:: What to do ::
Which lines contain the string "this"? Please list every one of them.

:: Extracted records ::
---

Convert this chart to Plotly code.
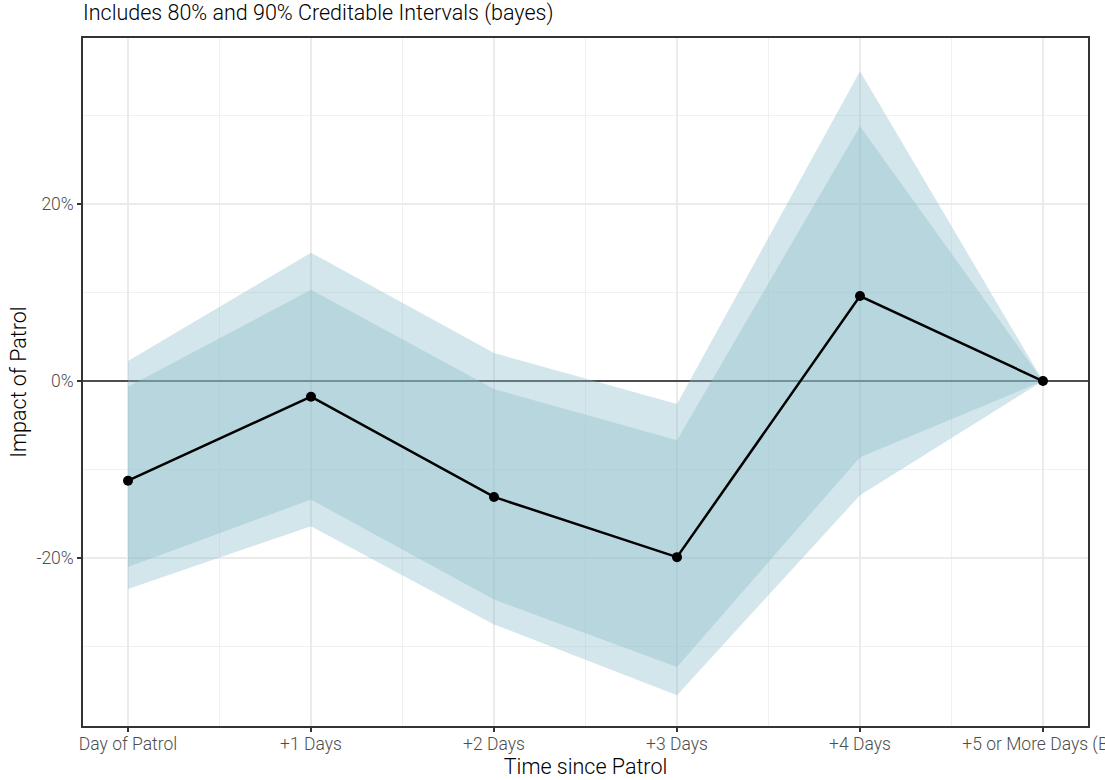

---

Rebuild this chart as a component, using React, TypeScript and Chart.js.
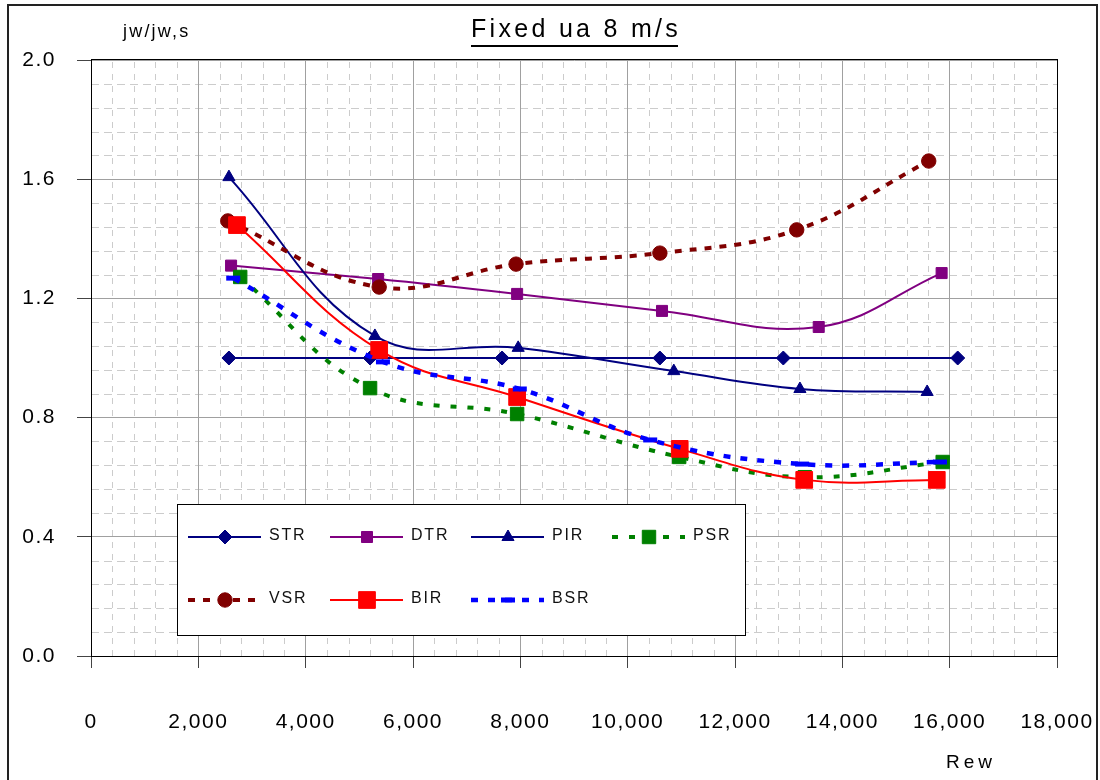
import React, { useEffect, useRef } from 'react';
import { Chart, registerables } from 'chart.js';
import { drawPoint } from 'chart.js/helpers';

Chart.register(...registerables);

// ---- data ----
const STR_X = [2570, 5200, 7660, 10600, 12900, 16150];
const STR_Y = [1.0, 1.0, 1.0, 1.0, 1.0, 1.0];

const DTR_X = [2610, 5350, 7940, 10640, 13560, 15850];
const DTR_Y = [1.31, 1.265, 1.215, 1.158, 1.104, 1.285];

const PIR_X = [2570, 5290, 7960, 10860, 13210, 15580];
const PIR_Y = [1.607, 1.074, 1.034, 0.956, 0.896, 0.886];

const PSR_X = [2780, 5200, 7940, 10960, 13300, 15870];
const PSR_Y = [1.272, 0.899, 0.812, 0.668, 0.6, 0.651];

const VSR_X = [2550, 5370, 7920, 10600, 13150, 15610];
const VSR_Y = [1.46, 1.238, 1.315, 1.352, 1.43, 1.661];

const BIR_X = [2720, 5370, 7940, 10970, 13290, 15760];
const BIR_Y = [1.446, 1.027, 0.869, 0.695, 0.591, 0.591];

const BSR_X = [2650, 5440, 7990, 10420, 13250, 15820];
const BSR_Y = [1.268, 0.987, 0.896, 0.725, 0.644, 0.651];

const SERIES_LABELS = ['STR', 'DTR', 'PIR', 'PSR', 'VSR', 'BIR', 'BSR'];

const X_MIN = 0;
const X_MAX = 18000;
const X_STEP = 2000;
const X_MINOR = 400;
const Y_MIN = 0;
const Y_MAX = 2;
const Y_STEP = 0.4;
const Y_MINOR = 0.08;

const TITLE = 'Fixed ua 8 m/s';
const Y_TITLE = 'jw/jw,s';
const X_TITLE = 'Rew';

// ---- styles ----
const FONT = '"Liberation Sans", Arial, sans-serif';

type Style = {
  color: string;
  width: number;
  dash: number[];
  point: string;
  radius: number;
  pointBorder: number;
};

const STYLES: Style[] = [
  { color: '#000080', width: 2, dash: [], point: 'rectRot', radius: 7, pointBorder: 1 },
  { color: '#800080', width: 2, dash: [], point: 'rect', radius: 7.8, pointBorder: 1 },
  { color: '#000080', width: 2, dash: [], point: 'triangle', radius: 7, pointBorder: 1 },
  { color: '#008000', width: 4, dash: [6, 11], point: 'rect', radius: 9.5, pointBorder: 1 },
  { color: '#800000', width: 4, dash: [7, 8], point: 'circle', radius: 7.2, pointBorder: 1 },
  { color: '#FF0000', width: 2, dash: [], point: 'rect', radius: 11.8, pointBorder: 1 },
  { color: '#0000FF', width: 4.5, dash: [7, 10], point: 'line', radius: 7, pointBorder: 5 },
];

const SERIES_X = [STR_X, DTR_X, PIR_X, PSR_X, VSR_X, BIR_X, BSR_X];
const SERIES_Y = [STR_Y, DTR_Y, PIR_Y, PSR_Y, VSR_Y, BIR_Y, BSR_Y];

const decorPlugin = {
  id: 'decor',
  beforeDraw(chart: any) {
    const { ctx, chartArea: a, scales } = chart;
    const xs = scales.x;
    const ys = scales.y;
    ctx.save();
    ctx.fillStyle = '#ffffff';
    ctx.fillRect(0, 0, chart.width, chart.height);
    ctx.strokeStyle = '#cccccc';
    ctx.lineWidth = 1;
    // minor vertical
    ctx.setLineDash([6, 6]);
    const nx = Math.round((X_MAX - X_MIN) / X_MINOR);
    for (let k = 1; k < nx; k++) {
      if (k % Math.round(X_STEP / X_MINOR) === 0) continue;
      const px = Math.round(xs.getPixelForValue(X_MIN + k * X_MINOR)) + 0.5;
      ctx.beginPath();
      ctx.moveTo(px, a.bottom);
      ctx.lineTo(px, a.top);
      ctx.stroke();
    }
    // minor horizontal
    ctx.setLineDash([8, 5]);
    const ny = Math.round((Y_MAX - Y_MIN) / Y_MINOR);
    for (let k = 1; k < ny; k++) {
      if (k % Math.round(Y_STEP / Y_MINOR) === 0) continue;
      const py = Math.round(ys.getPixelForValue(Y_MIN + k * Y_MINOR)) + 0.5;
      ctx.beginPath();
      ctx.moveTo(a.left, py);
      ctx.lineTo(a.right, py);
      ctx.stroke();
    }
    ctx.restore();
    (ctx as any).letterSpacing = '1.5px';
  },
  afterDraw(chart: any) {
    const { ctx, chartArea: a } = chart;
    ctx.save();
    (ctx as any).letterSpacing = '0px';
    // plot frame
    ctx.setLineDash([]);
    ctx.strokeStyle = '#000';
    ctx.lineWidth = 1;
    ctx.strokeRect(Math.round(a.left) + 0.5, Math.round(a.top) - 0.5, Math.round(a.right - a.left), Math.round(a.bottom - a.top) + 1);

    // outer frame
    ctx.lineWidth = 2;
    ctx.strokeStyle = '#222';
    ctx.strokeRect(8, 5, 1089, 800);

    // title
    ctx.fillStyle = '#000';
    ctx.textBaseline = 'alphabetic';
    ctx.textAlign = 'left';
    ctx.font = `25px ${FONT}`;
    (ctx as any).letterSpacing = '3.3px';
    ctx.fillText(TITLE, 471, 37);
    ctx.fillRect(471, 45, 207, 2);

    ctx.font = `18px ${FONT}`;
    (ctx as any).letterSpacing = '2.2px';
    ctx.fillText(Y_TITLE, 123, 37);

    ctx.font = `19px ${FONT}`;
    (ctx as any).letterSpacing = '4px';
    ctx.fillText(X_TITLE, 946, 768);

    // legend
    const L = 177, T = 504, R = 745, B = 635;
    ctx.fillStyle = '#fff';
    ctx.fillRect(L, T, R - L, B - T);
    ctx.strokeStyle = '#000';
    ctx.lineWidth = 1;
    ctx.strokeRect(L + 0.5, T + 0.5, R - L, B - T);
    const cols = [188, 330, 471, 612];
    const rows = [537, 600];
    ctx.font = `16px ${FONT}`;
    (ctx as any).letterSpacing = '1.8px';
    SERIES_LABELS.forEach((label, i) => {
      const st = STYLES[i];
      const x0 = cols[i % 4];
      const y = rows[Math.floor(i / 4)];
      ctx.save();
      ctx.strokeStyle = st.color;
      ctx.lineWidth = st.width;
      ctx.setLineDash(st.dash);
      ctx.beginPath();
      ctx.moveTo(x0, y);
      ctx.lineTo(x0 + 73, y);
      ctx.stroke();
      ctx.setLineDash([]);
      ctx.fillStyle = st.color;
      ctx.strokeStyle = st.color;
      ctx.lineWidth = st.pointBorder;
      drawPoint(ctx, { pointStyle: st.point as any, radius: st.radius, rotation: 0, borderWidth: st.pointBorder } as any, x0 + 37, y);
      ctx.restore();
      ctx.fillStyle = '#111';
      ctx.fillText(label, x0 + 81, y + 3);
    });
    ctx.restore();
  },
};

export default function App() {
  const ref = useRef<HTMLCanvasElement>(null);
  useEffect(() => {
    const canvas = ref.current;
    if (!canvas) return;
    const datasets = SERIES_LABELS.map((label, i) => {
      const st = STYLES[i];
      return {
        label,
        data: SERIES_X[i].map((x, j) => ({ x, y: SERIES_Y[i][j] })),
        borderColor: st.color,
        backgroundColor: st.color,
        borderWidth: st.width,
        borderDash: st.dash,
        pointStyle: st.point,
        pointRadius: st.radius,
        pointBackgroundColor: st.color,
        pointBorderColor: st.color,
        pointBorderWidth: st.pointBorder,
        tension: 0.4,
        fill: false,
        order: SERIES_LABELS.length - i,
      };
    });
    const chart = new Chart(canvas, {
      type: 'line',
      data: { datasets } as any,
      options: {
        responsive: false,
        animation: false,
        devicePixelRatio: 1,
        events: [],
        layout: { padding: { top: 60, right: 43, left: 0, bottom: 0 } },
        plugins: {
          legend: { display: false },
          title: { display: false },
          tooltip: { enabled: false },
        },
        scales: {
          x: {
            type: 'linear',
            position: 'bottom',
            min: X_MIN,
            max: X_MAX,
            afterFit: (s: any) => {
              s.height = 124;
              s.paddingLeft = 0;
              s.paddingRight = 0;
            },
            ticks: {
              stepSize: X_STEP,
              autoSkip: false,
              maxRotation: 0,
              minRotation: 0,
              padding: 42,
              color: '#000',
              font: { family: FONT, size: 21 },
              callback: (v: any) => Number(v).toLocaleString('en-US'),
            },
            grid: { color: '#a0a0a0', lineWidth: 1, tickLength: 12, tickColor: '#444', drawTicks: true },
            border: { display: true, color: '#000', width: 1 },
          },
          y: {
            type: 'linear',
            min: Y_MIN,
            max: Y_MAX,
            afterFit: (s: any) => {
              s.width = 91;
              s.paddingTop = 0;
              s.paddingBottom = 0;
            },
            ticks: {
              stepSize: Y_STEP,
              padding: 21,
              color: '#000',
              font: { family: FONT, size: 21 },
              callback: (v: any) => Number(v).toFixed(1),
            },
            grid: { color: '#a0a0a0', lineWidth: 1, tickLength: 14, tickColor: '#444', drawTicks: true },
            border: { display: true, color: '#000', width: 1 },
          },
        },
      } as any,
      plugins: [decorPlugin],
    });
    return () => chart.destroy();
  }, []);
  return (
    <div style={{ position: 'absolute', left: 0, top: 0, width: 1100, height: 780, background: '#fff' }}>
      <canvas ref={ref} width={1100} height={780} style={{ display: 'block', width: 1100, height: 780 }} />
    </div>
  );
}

---

:: The result ::
Convert this chart to Plotly code.
Rebuild this chart as a component, using React, TypeScript and Chart.js.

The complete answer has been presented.